Roland Hui, a reader of this blog and author of one of the finest modern assessments of Anne Boleyn's portraiture, recently sent me a link to an article on his new blog Tudor Faces, in which he discusses the identity of two sitters in portraits by the Dutch artist, Lucas von Horenbolte, which may be portraits of Anne Boleyn's sister and father.
The above portrait, a miniature by Horenbolte, is often referenced in websites and some history books today as being a portrait of Anne Boleyn. However, of all the many labelled and re-labelled Tudor portraits, this mysterious lady (described as twenty-five years-old in the faint gold lettering behind her) has had the most inconsistent identification. Sometime around the seventeenth century, it was housed in a collection as a portrait of Henry's first wife, Katherine of Aragon, which was still its presumed identity in 1774, when it was catalogued. By the nineteenth century, its new owner, the Duke of Buccleuch, accepted that the portrait could not have been painted as early as 1511 when Katherine was twenty-five and that it was therefore probably Henry's third wife, Jane Seymour. However, the clothes the woman is wearing are too late to be Katherine's and too early to be Jane's. In 1994, it was suggested that the lady might have been one of Henry VIII's nieces - Margaret, Frances or Eleanor. However, none of them reached twenty-five until the 1540s, by which point the gable headdress was complete out of style. Based on the idea that Anne Boleyn was born in about 1501, Sir Roy Strong subsequently suggested the woman in the portrait was most likely to be Anne, painted in about 1526, when these headdresses were in style.

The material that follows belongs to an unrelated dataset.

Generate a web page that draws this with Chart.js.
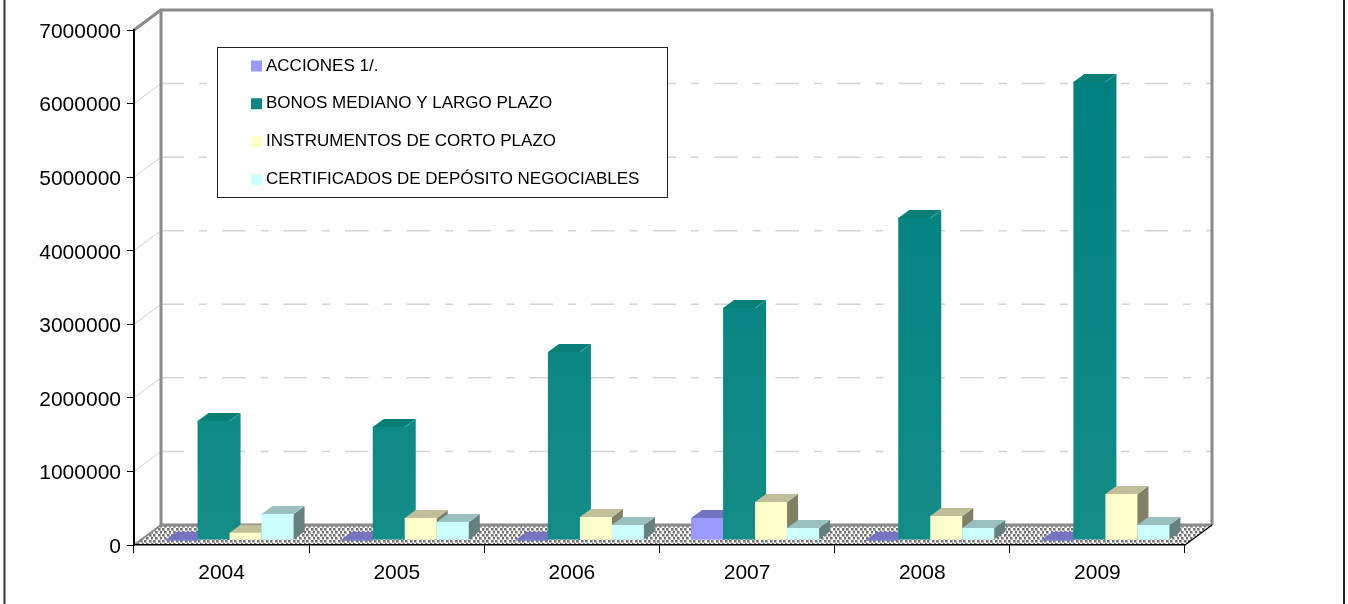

However, as Roland points out in his excellent article, the woman in this portrait bears almost no physical resemblance to eyewitness accounts of the real Anne Boleyn or to her other portraits. It is Hui's theory that the lady may actually be Anne's elder sister, Lady Mary Carey, who would have been twenty-five sometime between 1524 and 1528. He also goes on to discuss the evidence that this portrait of an unknown gentleman (below) may be the girls' father, Thomas Boleyn, viscount Rochford, future earl of Wiltshire and Ormonde.